In the summer of 98/99, following a drunken late night meal at the golden arches, a few friends and I got into this habit of putting mc in front of everything, including people's names. I still use the handle mcjimbo in some places on the internet as a result of this period in my life. But after a while it got a bit old, and we just went back to normal english, as opposed to Mcnormal Mcenglish. However after seeing this film, and it's mchabit of doing the same mcthing, I have started again! I caught myself using the expression McF*cked this week for the first time in a while. I am sure Karen will get Mcsick of it soon enough and give me a well deserved Mcsmack in the Mchead.
The other thing I wanted to share just quickly was a bit about James Bond. Lets get this straight from the outset, I love James Bond, and even though I think that the rampant product placement is ruining modern bond flicks, I will still see every new picture in the first week. Goldfinger would easily be one of my top ten films, how can you not love a female lead character called Pussy Galore? So you can imagine my excitement when, while rustling through a box of books at a scout jumble sale recently, I found a pile of yellowed copies of Ian Fleming's James Bond book. 20c each! Sensational.
So on the plane to Perth this week, I read Casino Royale, which marked the first time the world met Bond, James Bond. Its a great pulp read, but jeez, I know Bond is supposed to be a bit misogynist, but I'd like to see someone print this in a book these days and not get lynched. This was Bond's musing as he rushed off to rescue a female colleague.....
"This was just what he had been afraid of. These blathering women who thought they could do a man's work. Why the hell couldn't they stay at home and mind their pots and pans and stick to their frocks and gossip and leave the men's work to men".
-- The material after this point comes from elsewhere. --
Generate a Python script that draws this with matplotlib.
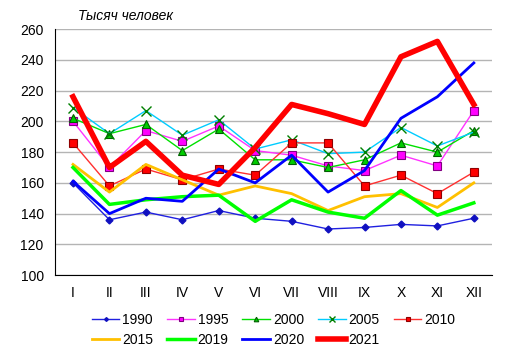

Ouch! Ironically the rescue goes wrong and our mate James ends up getting tortured by a bloke tying him to a chair and smacking him in the nuts with a carpet beater, and only survives the ordeal by virtue of the aforementioned female being a Russian double agent. Inevitably Bond and his penis recover so he can end up making love to her. I know I just spoilt the ending, but most people know the way 007 stories go now so I don't think it matters.